Of any country, the justice system is the instrument which upholds the rule of law. It applies laws in a fair and rational manner as well as resolves disputes. The courts are an impartial convention and judges are free to apply the law without regard to the government’s wishes or the weight of public opinion. In simple words, the main purpose of a judicial system is to protect and serve justice and punish those who contradict the law. The most important aspect of an independent judiciary system is its application of the rule of law. The rule of law is the principle that all people and institutions are subject to and accountable to law that is fairly applied and enforced.
To answer the question on whether the rule of law is applied in China’s judiciary, that would be a no. In China, everyone is subject to the law. According to the Constitution law of China, China does not adopt the “separation of power” system as in modern democratic countries. The People’s court does not enjoy a separate and independent power. From labourers to presidents. The law is the same for everyone. To expedite this they make its judiciary independent of government. Judges are appointed for a secure term. The courts illustrate the law independently of the other arms of government and those other arms must obey the law as illustrated by the judiciary. This is the supremacy of law. This is what China consider as ‘rule of law’. China doesn’t have an independent judiciary, it is simply just another arm of government. The judiciary is however, accountable to the National People’s Congress (NPC). The NPC is the foremost parliamentary body in the Chinese political system. So the Courts are answerable to this legislature. However, the judiciary is still independant.
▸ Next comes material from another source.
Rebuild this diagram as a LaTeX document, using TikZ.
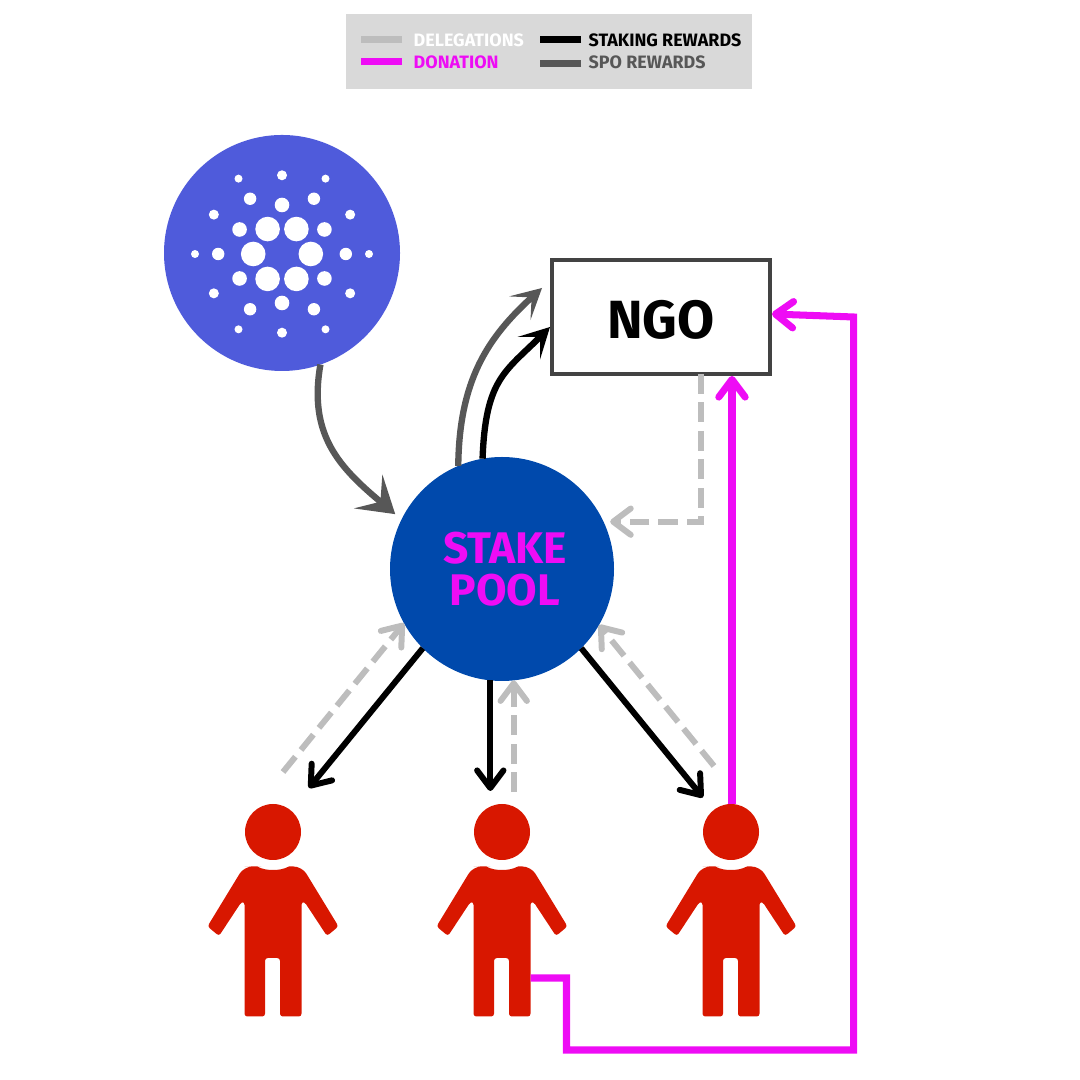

According to the World Justice Project 2017-2018, China has been given the global rank of 75th out of 113 countries. In comparison to the WJP 2016, China’s rank has gone up by 5 ranks. Compared to other East Asia and Pacific countries, China has a weaker adherence to the rule of law. China is below the median for improving the rule of law however it is ranked 47th for the absence of corruption in governments (improper influence by public or private interests, and misappropriation of public funds or other resources). In terms of fundamental rights, China is ranked 108th globally.
Since 2012, China has made some key changes to enhance its judicial system. A few examples of this are : In 2015, the Supreme People’s Court set up its first and second circuit courts (court systems in several law jurisdictions including drug, family, abuse etc.) in Shenzhen and Shenyang for major cross-regional administrative, civil and commercial cases. That year, the courts handled 1774 cases and concluded 1653 cases within its time limit ; The Ministry of State Security and the Ministry of Justice jointly released a regulation on the exclusion of illegally obtained evidence in criminal cases ; According to the regulation, confessions, witness testimony and depositions of victims obtained by force will no longer be accepted as evidence ; On May 1, 2015, a case-filing register system began operating. People’s courts should accept and register all cases of litigation, handle all those that meet the conditions of admissibility and prosecution, ensure that all cases are entered and properly handled, and that litigious rights are exercised without obstruction. These are a few of the key changes made.